In early 2006, the ERCB implemented the proposed corner target areas and increased well densities for gas wells pursuant to Bulletin 2006-24. At the same time, corner target areas for oil and a two-well per quarter section well density for oil wells producing from the Mannville Formation were also implemented. (ERCB Bulletins may be accessed by going to the ERCB website and searching by Bulletin number under ‘Regulations and Directives’ and then ‘Bulletins)
Subsequent to the release of Bulletin 2006-24, FHOA has met and corresponded with members of the Energy Resources Conservation Board (the “ERCB”) and senior ERCB staff on a number of occasions regarding this issue.
In November of 2010, the ERCB released Bulletin 2010-39 in which it sought stakeholder input to a proposal to return to central target areas for both gas and oil wells throughout the Province. The proposed standard central target area for gas wells would be anywhere within the section 150 meters back from the fence lines. For oil wells the standard target area would be anywhere within the quarter section 100 meters back from the quarter section borders. FHOA has submitted a letter commending the ERCB for addressing this issue and supporting the proposal (see "Correspondence" - FHOA Submission Bulletin 2010-39). FHOA was pleased with this development however a number of industry operators and associations have opposed the proposal.

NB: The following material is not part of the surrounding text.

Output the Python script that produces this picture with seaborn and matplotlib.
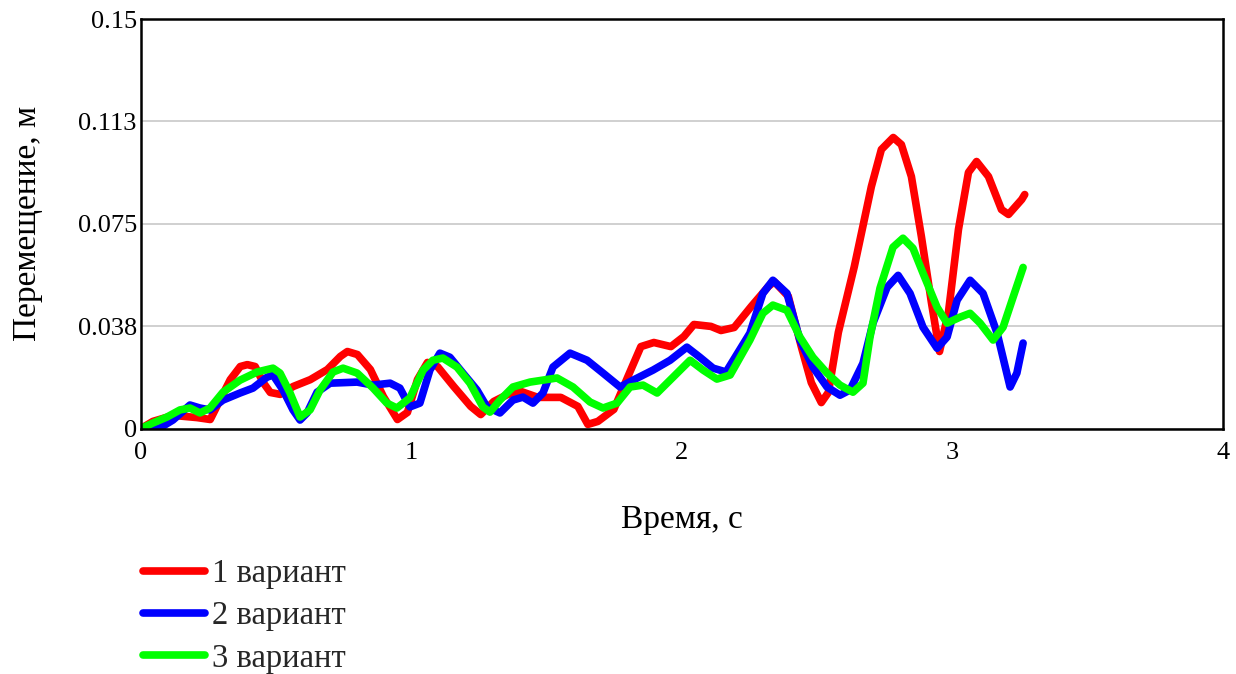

On October 6, 2011, the ERCB released Bulletin 2011-29. Pursuant to this Bulletin the ERCB implemented central target areas for natural gas throughout the Province, except for the area of southern Alberta where most freehold mineral rights are found. In this area corner target areas were retained with 150 meter buffer zones along the south and west section lines. Within this area the ERCB also completely removed well density controls for wells producing CBM and for all wells producing conventional natural gas from formations above the Mannville Group of formations. So instead of allowing four wells to be drilled on a freeholders’ fence lines, the ERCB now allows an infinite number of wells to be drilled for gas from any zone down to the top of the Mannville formation on freeholders’ fence lines.
According to the ERCB, the proposal contained in Bulletin 2010-39 was not implemented in Bulletin 2011-39 because the energy industry pointed out that to do so would be contrary to the ERCB’s mandate to conserve the Province’s resources. The industry had drilled up much of the CBM fairway between Edmonton and Calgary in a pattern corresponding to the ERCB’s corner target area policy and to subsequently change to central target areas would result in inefficient drainage of the remaining undrilled spacing units prospective for CBM. In other words, rather than correct policies implemented in Bulletin 2006-24 (and in holding approvals issued prior thereto) which contravened its mandate to protect the correlative rights of freehold owners, the ERCB chose to make matters worse.